Treasure, Fountain, Harp, Thurible And Altar

Treasure, Fountain, Harp, Thurible And Altar

In the preface for the feast of the Sacred Heart, we are told that the Heart of Our Lord was opened in order to become a place of rest for the pious and a refuge for sinners: “ut piis esset requies and paenitentibus pateret salutis refugium“. A place of rest and a refuge: two beautiful images of places that we naturally like to be in — we are all sinners, and all need of a refuge from the onslaught of vice, we are experience fatigue in our search for holiness and we all need a place of rest for our tired minds and hearts.

But tradition has given us several other images in reference to the Sacred Heart, approaches as it were, of holy souls to this “burning furnace of divine love”. They tell us among other things that the Heart of Our Lord is a Treasure containing all the riches of God.

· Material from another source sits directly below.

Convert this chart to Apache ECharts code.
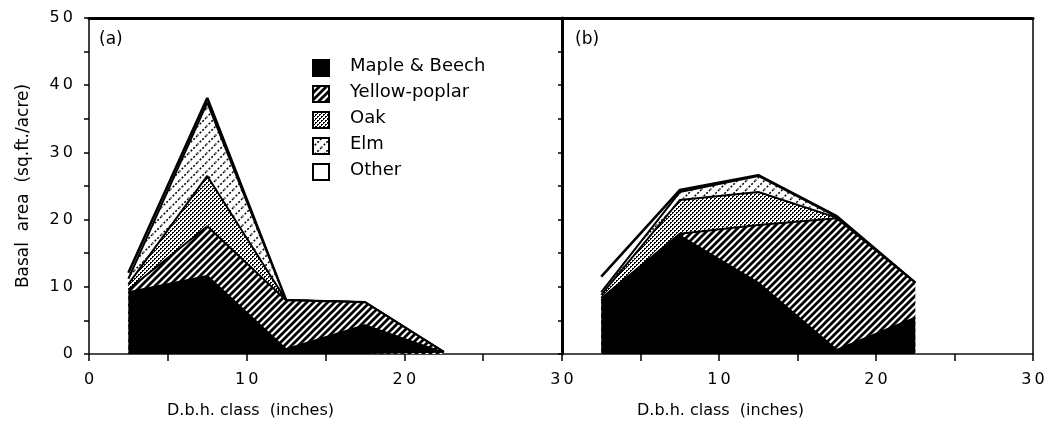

Indeed, since this Heart is united “in persona” with the Second Person of the Trinity, it is truly the Heart of God, the human heart with which God loves us. As such, it contains all the treasures of the divinity, and we can therefore find therein all the riches of grace of which we stand in need. In the litany, we pray: “Heart of Jesus, in whom are all the treasures of wisdom and knowledge, have mercy on us”.

The Heart of Our Lord may also be considered as a Fountain, an inexhaustible source from which flows Divine Grace. One might be reminded here of the torrent of life that flows from the throne of God and and Lamb in the Apocalypse (22:1) and which symbolises the Holy Spirit, the unending torrent of grace that comes from God and reaches us wherever we may be. It is always possible for us to drink long draughts at this divine source in order to quench the thirst of our souls for God, for purity, for holiness. In the litany we pray: “Heart of Jesus, source of life and holiness, have mercy on us”.

The Heart of Jesus is also considered as the Harp which gives forth ravishing divine melodies under the touch of the Holy Spirit. Indeed, the human heart of Jesus, united with the divinity, is under the direct influence of the Holy Spirit who is given to it without measure (John 3:34) and it therefore gives forth the sweetest melodies through the practice of all the virtues. When the Son of God entered our world, He intoned the eternal canticle of praise, the “perfectae laudis munus” which is the most perfect praise of the divine Majesty: only God can praise God as He deserves. And so, from the first moment that it began to beat within the tiny body of the Son of God in the virginal womb, that Divine Heart began the canticle of praise — the divine harp began to give forth its melodious harmonies which ravish God himself and elevate our minds and hearts to the contemplation of the Divinity.

Another profound image given to us that of the Thurible. Just as our earthly thuribles give forth the fragrant smell of incense and are for that reason used in the Sacred Liturgy to symbolise our prayer and adoration — incense is offered to God alone —, so the Divine Heart of Jesus gives forth continually the most consummate acts of adoration and love of the Father that could possibly be imagined. This adoration reaches its climax in the Holy Sacrifice of the Mass when, on the altar, the immolated Victim offers to the Father the worship and the veneration that are due to Him, giving forth as well the sweet fragrance of all the virtues.

Finally, the Heart of Christ is the Altar upon which the perfect sacrifice is offered to the Father. The Lord Jesus is at once the Priest, the Altar and the Victim, for He is the one who offers, He is the one who is offered, and He is the one upon whom the offering is made. Upon His own Heart, the Lord Jesus offers to the Father the acceptable sacrifice. Our privilege during the Holy Mass is to unite our humble, imperfect acts of adoration with those of Jesus, trusting that they will thus find admittance before the eternal throne, and take part in appeasing the Divine Majesty. This also teaches us to offer ourselves on the altar of our own heart, especially in times of trial and pain: nothing pleases God more than a suffering soul that offers itself without reserve as a total oblation, without reserve, to be consumed for the glory of the Father.

May the Sacred Heart of Jesus teach us. May we learn day by day to imitate Him and may we be drawn ever more into the the burning furnace of charity, inflamed ourselves with love for God and men.